President Barack Obama, speaking at a prime-time news conference Monday night, said his overhaul of the financial rescue program would bring "transparency and oversight" to the heavily criticized program.
He said the overhaul would correct previous mistakes such as a "lack of consistency" and what he said was the failure to require banks to show "some restraint" in terms of executive compensation and spending in such areas as corporate jets.
The first $350 billion in the bailout program was committed by the Bush administration under the direction of former Treasury Secretary Henry Paulson.
In part because of the political outrage over how the program has been run, the Obama administration decided against seeking any additional money beyond the $350 billion left to be spent as part of its initial overhaul.
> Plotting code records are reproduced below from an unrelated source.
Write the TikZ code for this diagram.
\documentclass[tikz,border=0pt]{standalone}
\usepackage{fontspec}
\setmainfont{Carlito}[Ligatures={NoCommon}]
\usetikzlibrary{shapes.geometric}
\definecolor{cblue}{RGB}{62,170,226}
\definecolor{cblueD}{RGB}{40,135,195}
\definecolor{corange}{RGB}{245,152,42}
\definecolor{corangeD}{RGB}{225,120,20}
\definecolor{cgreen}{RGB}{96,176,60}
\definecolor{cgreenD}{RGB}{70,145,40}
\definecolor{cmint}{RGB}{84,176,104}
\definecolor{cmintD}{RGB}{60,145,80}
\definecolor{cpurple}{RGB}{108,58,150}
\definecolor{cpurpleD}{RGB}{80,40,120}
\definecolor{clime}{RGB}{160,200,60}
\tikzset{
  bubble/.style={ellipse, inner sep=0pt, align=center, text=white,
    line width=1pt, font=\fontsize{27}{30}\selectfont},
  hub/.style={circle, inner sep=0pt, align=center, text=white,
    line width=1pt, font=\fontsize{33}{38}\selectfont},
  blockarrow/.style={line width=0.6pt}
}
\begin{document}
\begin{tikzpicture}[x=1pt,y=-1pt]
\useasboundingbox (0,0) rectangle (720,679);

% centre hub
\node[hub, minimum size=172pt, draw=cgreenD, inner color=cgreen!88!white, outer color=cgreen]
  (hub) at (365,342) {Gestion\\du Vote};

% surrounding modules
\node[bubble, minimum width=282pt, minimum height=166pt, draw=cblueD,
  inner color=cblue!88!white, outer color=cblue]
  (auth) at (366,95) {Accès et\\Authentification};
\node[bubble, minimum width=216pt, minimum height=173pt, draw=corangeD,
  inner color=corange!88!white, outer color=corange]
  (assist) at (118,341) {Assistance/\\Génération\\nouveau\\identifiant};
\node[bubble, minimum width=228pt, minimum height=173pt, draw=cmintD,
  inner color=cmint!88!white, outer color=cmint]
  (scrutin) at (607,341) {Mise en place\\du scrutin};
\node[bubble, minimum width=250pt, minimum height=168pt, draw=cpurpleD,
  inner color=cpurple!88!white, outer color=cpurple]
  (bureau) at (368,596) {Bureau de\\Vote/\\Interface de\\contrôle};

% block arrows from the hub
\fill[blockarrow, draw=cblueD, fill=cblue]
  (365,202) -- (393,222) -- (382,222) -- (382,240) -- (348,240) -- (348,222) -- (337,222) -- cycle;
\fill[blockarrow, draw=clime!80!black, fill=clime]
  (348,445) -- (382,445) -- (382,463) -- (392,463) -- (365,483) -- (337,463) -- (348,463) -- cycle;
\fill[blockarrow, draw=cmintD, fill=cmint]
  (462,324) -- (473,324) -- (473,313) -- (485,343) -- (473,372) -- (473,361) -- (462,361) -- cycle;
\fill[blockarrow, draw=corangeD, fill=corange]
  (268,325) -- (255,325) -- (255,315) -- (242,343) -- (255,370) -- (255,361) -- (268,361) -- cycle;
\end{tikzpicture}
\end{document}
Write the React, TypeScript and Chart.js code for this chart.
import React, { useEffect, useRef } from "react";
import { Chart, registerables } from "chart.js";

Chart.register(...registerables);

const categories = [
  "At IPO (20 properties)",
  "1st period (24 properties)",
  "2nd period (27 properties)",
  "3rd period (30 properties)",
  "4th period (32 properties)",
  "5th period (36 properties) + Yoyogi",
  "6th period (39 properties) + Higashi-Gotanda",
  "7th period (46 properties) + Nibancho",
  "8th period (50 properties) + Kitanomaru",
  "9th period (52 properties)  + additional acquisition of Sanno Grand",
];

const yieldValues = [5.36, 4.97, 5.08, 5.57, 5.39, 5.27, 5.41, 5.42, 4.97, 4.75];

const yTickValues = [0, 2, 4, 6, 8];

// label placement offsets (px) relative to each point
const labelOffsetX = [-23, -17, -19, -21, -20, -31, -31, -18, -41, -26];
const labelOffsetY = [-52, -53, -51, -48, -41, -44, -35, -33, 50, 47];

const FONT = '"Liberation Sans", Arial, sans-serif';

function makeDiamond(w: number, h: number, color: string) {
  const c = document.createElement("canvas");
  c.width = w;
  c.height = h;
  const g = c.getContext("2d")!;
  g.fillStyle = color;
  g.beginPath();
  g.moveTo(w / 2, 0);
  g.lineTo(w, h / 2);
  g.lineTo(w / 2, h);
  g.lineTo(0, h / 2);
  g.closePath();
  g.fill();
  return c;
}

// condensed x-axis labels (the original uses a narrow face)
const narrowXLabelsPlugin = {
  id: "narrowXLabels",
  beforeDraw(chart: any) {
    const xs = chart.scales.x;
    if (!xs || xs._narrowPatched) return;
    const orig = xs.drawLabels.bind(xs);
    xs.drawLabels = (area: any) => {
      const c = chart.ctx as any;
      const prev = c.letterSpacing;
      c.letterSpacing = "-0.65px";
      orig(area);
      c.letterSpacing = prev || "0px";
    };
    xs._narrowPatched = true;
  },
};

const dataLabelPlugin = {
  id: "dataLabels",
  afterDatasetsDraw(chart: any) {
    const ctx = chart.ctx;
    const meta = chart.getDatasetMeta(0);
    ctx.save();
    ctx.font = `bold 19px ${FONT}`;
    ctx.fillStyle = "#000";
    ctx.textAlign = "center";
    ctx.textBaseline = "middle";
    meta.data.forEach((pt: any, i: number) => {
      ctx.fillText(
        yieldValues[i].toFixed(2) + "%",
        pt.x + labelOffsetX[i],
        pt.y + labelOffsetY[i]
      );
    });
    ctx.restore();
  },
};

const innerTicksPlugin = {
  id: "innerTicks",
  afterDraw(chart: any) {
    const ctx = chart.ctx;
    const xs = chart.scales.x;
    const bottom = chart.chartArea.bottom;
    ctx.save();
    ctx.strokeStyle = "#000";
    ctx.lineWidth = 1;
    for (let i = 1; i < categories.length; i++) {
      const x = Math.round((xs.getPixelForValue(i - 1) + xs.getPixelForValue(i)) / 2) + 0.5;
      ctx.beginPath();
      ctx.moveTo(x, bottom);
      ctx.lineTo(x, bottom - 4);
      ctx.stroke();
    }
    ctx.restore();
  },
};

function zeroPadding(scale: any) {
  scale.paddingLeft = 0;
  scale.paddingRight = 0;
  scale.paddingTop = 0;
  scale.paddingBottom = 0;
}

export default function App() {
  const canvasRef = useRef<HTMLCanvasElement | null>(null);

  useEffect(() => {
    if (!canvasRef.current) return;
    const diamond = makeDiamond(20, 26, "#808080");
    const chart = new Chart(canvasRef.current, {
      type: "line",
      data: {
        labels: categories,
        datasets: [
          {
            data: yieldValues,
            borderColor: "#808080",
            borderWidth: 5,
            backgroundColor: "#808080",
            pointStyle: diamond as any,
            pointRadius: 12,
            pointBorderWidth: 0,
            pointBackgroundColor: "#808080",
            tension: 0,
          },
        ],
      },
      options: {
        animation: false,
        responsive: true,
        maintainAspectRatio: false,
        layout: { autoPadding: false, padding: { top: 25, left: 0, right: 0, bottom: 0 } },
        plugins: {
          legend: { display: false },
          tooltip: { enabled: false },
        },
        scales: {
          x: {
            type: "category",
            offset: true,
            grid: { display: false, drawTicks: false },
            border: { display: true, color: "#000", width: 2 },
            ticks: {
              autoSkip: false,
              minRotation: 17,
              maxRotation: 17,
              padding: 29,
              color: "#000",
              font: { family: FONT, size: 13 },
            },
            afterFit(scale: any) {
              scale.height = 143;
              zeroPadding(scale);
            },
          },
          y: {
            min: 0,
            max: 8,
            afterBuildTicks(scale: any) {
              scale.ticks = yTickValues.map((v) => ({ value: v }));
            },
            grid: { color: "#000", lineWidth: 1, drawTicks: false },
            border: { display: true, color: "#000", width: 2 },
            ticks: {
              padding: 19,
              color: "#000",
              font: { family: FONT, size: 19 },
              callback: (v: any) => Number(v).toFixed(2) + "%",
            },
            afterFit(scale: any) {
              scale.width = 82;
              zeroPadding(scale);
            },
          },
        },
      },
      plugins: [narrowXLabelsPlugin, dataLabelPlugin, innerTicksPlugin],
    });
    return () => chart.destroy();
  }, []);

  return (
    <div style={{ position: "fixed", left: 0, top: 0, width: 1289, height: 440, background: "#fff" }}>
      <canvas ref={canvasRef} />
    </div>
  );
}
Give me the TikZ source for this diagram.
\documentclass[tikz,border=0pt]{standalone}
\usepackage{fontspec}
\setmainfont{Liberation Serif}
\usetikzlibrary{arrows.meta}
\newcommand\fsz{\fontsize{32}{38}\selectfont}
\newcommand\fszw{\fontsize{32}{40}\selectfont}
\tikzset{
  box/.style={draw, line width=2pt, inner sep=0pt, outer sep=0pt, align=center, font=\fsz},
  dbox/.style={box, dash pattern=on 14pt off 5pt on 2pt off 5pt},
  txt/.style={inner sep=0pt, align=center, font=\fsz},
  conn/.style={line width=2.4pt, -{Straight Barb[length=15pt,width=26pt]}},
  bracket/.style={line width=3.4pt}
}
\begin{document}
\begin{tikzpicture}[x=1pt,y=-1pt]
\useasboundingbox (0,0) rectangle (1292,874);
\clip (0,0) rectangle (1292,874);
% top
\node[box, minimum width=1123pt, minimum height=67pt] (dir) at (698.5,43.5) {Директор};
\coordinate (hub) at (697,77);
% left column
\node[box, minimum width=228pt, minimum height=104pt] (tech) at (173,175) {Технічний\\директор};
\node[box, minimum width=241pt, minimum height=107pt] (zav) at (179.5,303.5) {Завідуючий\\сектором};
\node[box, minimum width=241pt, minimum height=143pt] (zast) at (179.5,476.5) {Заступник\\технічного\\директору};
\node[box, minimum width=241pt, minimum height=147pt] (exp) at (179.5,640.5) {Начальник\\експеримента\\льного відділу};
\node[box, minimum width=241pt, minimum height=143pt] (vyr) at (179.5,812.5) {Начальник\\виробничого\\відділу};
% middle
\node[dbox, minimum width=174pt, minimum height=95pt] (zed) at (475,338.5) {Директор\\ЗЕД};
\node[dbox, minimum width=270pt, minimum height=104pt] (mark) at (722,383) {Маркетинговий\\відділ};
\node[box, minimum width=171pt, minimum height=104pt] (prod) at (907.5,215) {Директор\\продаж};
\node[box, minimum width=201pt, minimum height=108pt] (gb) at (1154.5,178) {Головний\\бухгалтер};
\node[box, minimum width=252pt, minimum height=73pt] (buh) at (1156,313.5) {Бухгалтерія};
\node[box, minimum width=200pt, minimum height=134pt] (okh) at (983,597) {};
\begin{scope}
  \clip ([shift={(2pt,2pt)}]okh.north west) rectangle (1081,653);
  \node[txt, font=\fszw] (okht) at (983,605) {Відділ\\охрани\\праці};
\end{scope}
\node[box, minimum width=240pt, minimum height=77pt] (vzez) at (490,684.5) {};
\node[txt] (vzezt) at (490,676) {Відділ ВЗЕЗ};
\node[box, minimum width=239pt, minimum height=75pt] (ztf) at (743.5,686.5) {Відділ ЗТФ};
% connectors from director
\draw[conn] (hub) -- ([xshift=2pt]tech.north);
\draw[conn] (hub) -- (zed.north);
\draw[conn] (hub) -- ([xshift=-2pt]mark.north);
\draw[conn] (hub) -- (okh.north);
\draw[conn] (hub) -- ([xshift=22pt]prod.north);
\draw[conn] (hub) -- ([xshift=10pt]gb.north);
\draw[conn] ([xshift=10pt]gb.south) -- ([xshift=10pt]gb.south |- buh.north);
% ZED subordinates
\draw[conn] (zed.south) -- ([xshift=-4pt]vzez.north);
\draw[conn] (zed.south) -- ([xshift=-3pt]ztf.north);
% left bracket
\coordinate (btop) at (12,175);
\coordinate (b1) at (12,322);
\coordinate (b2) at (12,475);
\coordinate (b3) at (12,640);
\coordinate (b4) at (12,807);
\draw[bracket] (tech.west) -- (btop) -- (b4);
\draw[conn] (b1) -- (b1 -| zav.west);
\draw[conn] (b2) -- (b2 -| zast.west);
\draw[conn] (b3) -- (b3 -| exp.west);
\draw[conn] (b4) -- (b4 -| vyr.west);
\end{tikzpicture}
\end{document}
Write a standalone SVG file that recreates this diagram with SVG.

Many economists believe that $700 billion will not be enough to get the financial system operating normally and that the administration will eventually have to ask for billions more. The administration, however, decided to try to increase the power of the program by using smaller amounts of bailout money to harness bigger resources available at the Fed and in the private sector.
Asked about the possibility that his administration will ultimately need more money, Obama said Monday the goal now is to "get this right" because it was important to restore financial market confidence so banks will resume more normal lending.
The major elements of the bailout effort include:
-Continued government purchases of stock in banks as a way to bolster banks' balance sheets. The new stock purchases will come with tighter oversight to make sure banks are using the government support to increase lending. The new requirements will not apply to banks that have already received support.
-Provision of at least $50 billion of the remaining $350 billion rescue fund to bolster government efforts to help homeowners deal with rising foreclosures in the current steep housing slump. Details on the housing measures were postponed for an announcement expected to occur in the next two weeks.